» **Instruction**
Exclude the pictures and return every line exactly as written.

» **Raw data**
━━━━━━

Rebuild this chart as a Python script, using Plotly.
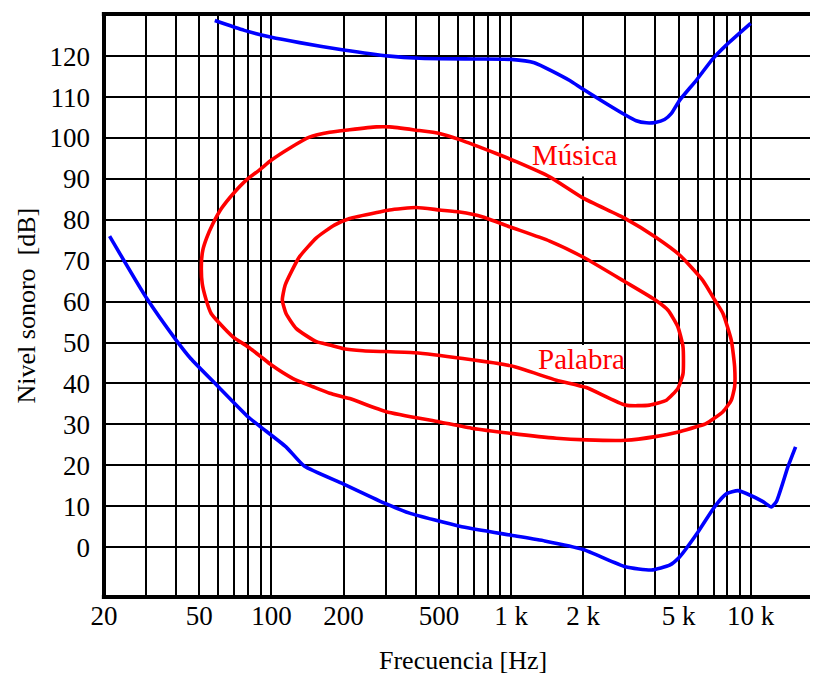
import math
import plotly.graph_objects as go

# ---- data ----
pain_f = [58, 77, 100, 131, 200, 311, 415, 700, 1000, 1250, 1750, 2000, 3000,
          3330, 3670, 4000, 4370, 4670, 5050, 5930, 6960, 7910, 10000]
pain_db = [128.7, 126.3, 124.6, 123.3, 121.5, 120.0, 119.5, 119.3, 119.2, 118.4,
           114.1, 111.9, 105.6, 104.2, 103.7, 103.8, 104.5, 106.0, 109.2, 114.1,
           119.4, 122.7, 128.0]

hear_f = [21.1, 30, 40, 46, 60, 80, 90, 115, 137, 200, 300, 377, 610, 1000,
          1380, 2000, 3000, 3850, 4590, 5050, 6030, 7080, 7910, 8850, 9590, 11260,
          12200, 12800, 14300, 15400]
hear_db = [76, 61, 50.6, 46.1, 39.2, 31.8, 29.4, 24.5, 19.8, 15.4, 10.6, 8.3,
           5.1, 2.9, 1.5, -0.6, -4.8, -5.6, -4.4, -2.4, 3.7, 9.9, 13, 13.8, 13.1,
           11.1, 9.8, 11.1, 19.6, 24.5]

musica_f = [51, 51.7, 53.6, 56.8, 61.9, 69.5, 78.5, 89.2, 100, 119, 144, 175, 212,
            274, 311, 402, 503, 610, 867, 1051, 1449, 2000, 3000, 4000, 5050, 6310,
            7080, 7660, 8300, 8570, 8570, 8300, 7660, 6510, 5930, 5050, 4000, 3000,
            2060, 1545, 1000, 693, 503, 301, 212, 175, 149, 123, 100, 90.5, 80, 69,
            60.7, 56, 53.4, 51.4, 51]
musica_db = [69.3, 72.6, 75.5, 78.9, 82.8, 86.5, 89.7, 92.2, 94.6, 97.5, 100.2,
             101.4, 102, 102.7, 102.7, 101.9, 101.1, 99.6, 96.2, 94.2, 90.5, 85.3,
             80.3, 75.8, 71.4, 65.2, 60.4, 57.1, 50.6, 44.1, 39.2, 35.9, 33.1, 30.2,
             29.4, 28.2, 27, 26.1, 26.2, 26.6, 27.8, 29, 30.6, 33.1, 36.3, 37.6, 39.2,
             41.2, 44.5, 46.5, 48.9, 51.4, 54.7, 57.1, 60.4, 64.4, 69.3]

palabra_f = [111, 114, 122, 131, 154, 183, 212, 282, 311, 402, 503, 610, 763, 986,
             1449, 1995, 3000, 4000, 4520, 4970, 5220, 5220, 4970, 4450, 3785, 3000,
             2060, 1545, 1000, 629, 394, 241, 200, 175, 154, 127, 115, 111]
palabra_db = [60.4, 64, 67.7, 71, 75.6, 78.7, 80.3, 81.9, 82.4, 83, 82.4, 81.9, 80.7,
              78.3, 74.8, 70.9, 64.8, 60.4, 57.9, 53.8, 48.9, 42.4, 38.8, 35.9, 34.7,
              34.7, 39, 40.8, 44.3, 46.1, 47.5, 48, 48.5, 49.4, 50.2, 53.4, 57.1, 60.4]

x_tickvals = [20, 50, 100, 200, 500, 1000, 2000, 5000, 10000]
x_ticktext = ["20", "50", "100", "200", "500", "1 k", "2 k", "5 k", "10 k"]
x_minor_vals = [30, 40, 60, 70, 80, 90, 300, 400, 600, 700, 800, 900,
                3000, 4000, 6000, 7000, 8000, 9000]
y_tickvals = list(range(0, 130, 10))

FONT = "Liberation Serif, Times New Roman, serif"
BLUE = "#0000ff"
RED = "#ff0000"

fig = go.Figure()
for fx, fy, col in [(pain_f, pain_db, BLUE), (hear_f, hear_db, BLUE),
                    (musica_f, musica_db, RED), (palabra_f, palabra_db, RED)]:
    fig.add_trace(go.Scatter(x=fx, y=fy, mode="lines",
                             line=dict(color=col, width=3.6, shape="spline", smoothing=0.5),
                             showlegend=False, hoverinfo="skip"))

x0 = math.log10(20)
x1 = x0 + 714 / 239.6

# white patches under the curve labels (between gridlines and traces)
fig.add_shape(type="rect", xref="x", yref="y", x0=1172, x1=2900, y0=90.6, y1=99.4,
              fillcolor="white", line=dict(width=0), layer="between")
fig.add_shape(type="rect", xref="x", yref="y", x0=1254, x1=2960, y0=40.6, y1=49.4,
              fillcolor="white", line=dict(width=0), layer="between")

# thick frame: bottom, top and left edges of the plotting area
for sx0, sy0, sx1, sy1 in [(-0.003, 0, 1, 0), (-0.003, 1, 1, 1), (0, -0.003, 0, 1.003)]:
    fig.add_shape(type="line", xref="paper", yref="paper", x0=sx0, y0=sy0, x1=sx1, y1=sy1,
                  line=dict(color="black", width=4), layer="above")

fig.update_layout(
    width=810, height=667,
    margin=dict(l=96, r=0, t=6, b=78),
    plot_bgcolor="white", paper_bgcolor="white",
    font=dict(family=FONT, size=26, color="black"),
    xaxis=dict(type="log", range=[x0, x1], tickmode="array",
               tickvals=x_tickvals, ticktext=x_ticktext,
               showgrid=True, gridcolor="black", gridwidth=2,
               minor=dict(tickmode="array", tickvals=x_minor_vals, showgrid=True,
                          gridcolor="black", gridwidth=2, ticks=""),
               showline=False, ticks="", ticklen=0, zeroline=False,
               tickfont=dict(family=FONT, size=27, color="black")),
    yaxis=dict(range=[-12.2, 130.3], tickmode="array", tickvals=y_tickvals,
               showgrid=True, gridcolor="black", gridwidth=2,
               showline=False, ticks="", ticklen=0, zeroline=False,
               ticklabelstandoff=13,
               tickfont=dict(family=FONT, size=27, color="black")),
    annotations=[
        dict(x=3.267, y=95.75, xref="x", yref="y", text="Música",
             showarrow=False, font=dict(family=FONT, size=29, color=RED)),
        dict(x=3.2922, y=46.07, xref="x", yref="y", text="Palabra",
             showarrow=False, font=dict(family=FONT, size=29, color=RED)),
        dict(x=(463 - 104) / 714, y=-(660 - 597) / 583, xref="paper", yref="paper",
             text="Frecuencia [Hz]", showarrow=False, xanchor="center", yanchor="middle",
             font=dict(family=FONT, size=26, color="black")),
        dict(x=(26 - 104) / 714, y=0.5, xref="paper", yref="paper",
             text="Nivel sonoro \u00a0[dB]", showarrow=False, textangle=-90,
             xanchor="center", yanchor="middle",
             font=dict(family=FONT, size=26, color="black")),
    ],
)

fig.write_html("out.html")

━━━━━━

» **The solution**
Rebuild this chart as a Python script, using Plotly.
import math
import plotly.graph_objects as go

# ---- data ----
pain_f = [58, 77, 100, 131, 200, 311, 415, 700, 1000, 1250, 1750, 2000, 3000,
          3330, 3670, 4000, 4370, 4670, 5050, 5930, 6960, 7910, 10000]
pain_db = [128.7, 126.3, 124.6, 123.3, 121.5, 120.0, 119.5, 119.3, 119.2, 118.4,
           114.1, 111.9, 105.6, 104.2, 103.7, 103.8, 104.5, 106.0, 109.2, 114.1,
           119.4, 122.7, 128.0]

hear_f = [21.1, 30, 40, 46, 60, 80, 90, 115, 137, 200, 300, 377, 610, 1000,
          1380, 2000, 3000, 3850, 4590, 5050, 6030, 7080, 7910, 8850, 9590, 11260,
          12200, 12800, 14300, 15400]
hear_db = [76, 61, 50.6, 46.1, 39.2, 31.8, 29.4, 24.5, 19.8, 15.4, 10.6, 8.3,
           5.1, 2.9, 1.5, -0.6, -4.8, -5.6, -4.4, -2.4, 3.7, 9.9, 13, 13.8, 13.1,
           11.1, 9.8, 11.1, 19.6, 24.5]

musica_f = [51, 51.7, 53.6, 56.8, 61.9, 69.5, 78.5, 89.2, 100, 119, 144, 175, 212,
            274, 311, 402, 503, 610, 867, 1051, 1449, 2000, 3000, 4000, 5050, 6310,
            7080, 7660, 8300, 8570, 8570, 8300, 7660, 6510, 5930, 5050, 4000, 3000,
            2060, 1545, 1000, 693, 503, 301, 212, 175, 149, 123, 100, 90.5, 80, 69,
            60.7, 56, 53.4, 51.4, 51]
musica_db = [69.3, 72.6, 75.5, 78.9, 82.8, 86.5, 89.7, 92.2, 94.6, 97.5, 100.2,
             101.4, 102, 102.7, 102.7, 101.9, 101.1, 99.6, 96.2, 94.2, 90.5, 85.3,
             80.3, 75.8, 71.4, 65.2, 60.4, 57.1, 50.6, 44.1, 39.2, 35.9, 33.1, 30.2,
             29.4, 28.2, 27, 26.1, 26.2, 26.6, 27.8, 29, 30.6, 33.1, 36.3, 37.6, 39.2,
             41.2, 44.5, 46.5, 48.9, 51.4, 54.7, 57.1, 60.4, 64.4, 69.3]

palabra_f = [111, 114, 122, 131, 154, 183, 212, 282, 311, 402, 503, 610, 763, 986,
             1449, 1995, 3000, 4000, 4520, 4970, 5220, 5220, 4970, 4450, 3785, 3000,
             2060, 1545, 1000, 629, 394, 241, 200, 175, 154, 127, 115, 111]
palabra_db = [60.4, 64, 67.7, 71, 75.6, 78.7, 80.3, 81.9, 82.4, 83, 82.4, 81.9, 80.7,
              78.3, 74.8, 70.9, 64.8, 60.4, 57.9, 53.8, 48.9, 42.4, 38.8, 35.9, 34.7,
              34.7, 39, 40.8, 44.3, 46.1, 47.5, 48, 48.5, 49.4, 50.2, 53.4, 57.1, 60.4]

x_tickvals = [20, 50, 100, 200, 500, 1000, 2000, 5000, 10000]
x_ticktext = ["20", "50", "100", "200", "500", "1 k", "2 k", "5 k", "10 k"]
x_minor_vals = [30, 40, 60, 70, 80, 90, 300, 400, 600, 700, 800, 900,
                3000, 4000, 6000, 7000, 8000, 9000]
y_tickvals = list(range(0, 130, 10))

FONT = "Liberation Serif, Times New Roman, serif"
BLUE = "#0000ff"
RED = "#ff0000"

fig = go.Figure()
for fx, fy, col in [(pain_f, pain_db, BLUE), (hear_f, hear_db, BLUE),
                    (musica_f, musica_db, RED), (palabra_f, palabra_db, RED)]:
    fig.add_trace(go.Scatter(x=fx, y=fy, mode="lines",
                             line=dict(color=col, width=3.6, shape="spline", smoothing=0.5),
                             showlegend=False, hoverinfo="skip"))

x0 = math.log10(20)
x1 = x0 + 714 / 239.6

# white patches under the curve labels (between gridlines and traces)
fig.add_shape(type="rect", xref="x", yref="y", x0=1172, x1=2900, y0=90.6, y1=99.4,
              fillcolor="white", line=dict(width=0), layer="between")
fig.add_shape(type="rect", xref="x", yref="y", x0=1254, x1=2960, y0=40.6, y1=49.4,
              fillcolor="white", line=dict(width=0), layer="between")

# thick frame: bottom, top and left edges of the plotting area
for sx0, sy0, sx1, sy1 in [(-0.003, 0, 1, 0), (-0.003, 1, 1, 1), (0, -0.003, 0, 1.003)]:
    fig.add_shape(type="line", xref="paper", yref="paper", x0=sx0, y0=sy0, x1=sx1, y1=sy1,
                  line=dict(color="black", width=4), layer="above")

fig.update_layout(
    width=810, height=667,
    margin=dict(l=96, r=0, t=6, b=78),
    plot_bgcolor="white", paper_bgcolor="white",
    font=dict(family=FONT, size=26, color="black"),
    xaxis=dict(type="log", range=[x0, x1], tickmode="array",
               tickvals=x_tickvals, ticktext=x_ticktext,
               showgrid=True, gridcolor="black", gridwidth=2,
               minor=dict(tickmode="array", tickvals=x_minor_vals, showgrid=True,
                          gridcolor="black", gridwidth=2, ticks=""),
               showline=False, ticks="", ticklen=0, zeroline=False,
               tickfont=dict(family=FONT, size=27, color="black")),
    yaxis=dict(range=[-12.2, 130.3], tickmode="array", tickvals=y_tickvals,
               showgrid=True, gridcolor="black", gridwidth=2,
               showline=False, ticks="", ticklen=0, zeroline=False,
               ticklabelstandoff=13,
               tickfont=dict(family=FONT, size=27, color="black")),
    annotations=[
        dict(x=3.267, y=95.75, xref="x", yref="y", text="Música",
             showarrow=False, font=dict(family=FONT, size=29, color=RED)),
        dict(x=3.2922, y=46.07, xref="x", yref="y", text="Palabra",
             showarrow=False, font=dict(family=FONT, size=29, color=RED)),
        dict(x=(463 - 104) / 714, y=-(660 - 597) / 583, xref="paper", yref="paper",
             text="Frecuencia [Hz]", showarrow=False, xanchor="center", yanchor="middle",
             font=dict(family=FONT, size=26, color="black")),
        dict(x=(26 - 104) / 714, y=0.5, xref="paper", yref="paper",
             text="Nivel sonoro \u00a0[dB]", showarrow=False, textangle=-90,
             xanchor="center", yanchor="middle",
             font=dict(family=FONT, size=26, color="black")),
    ],
)

fig.write_html("out.html")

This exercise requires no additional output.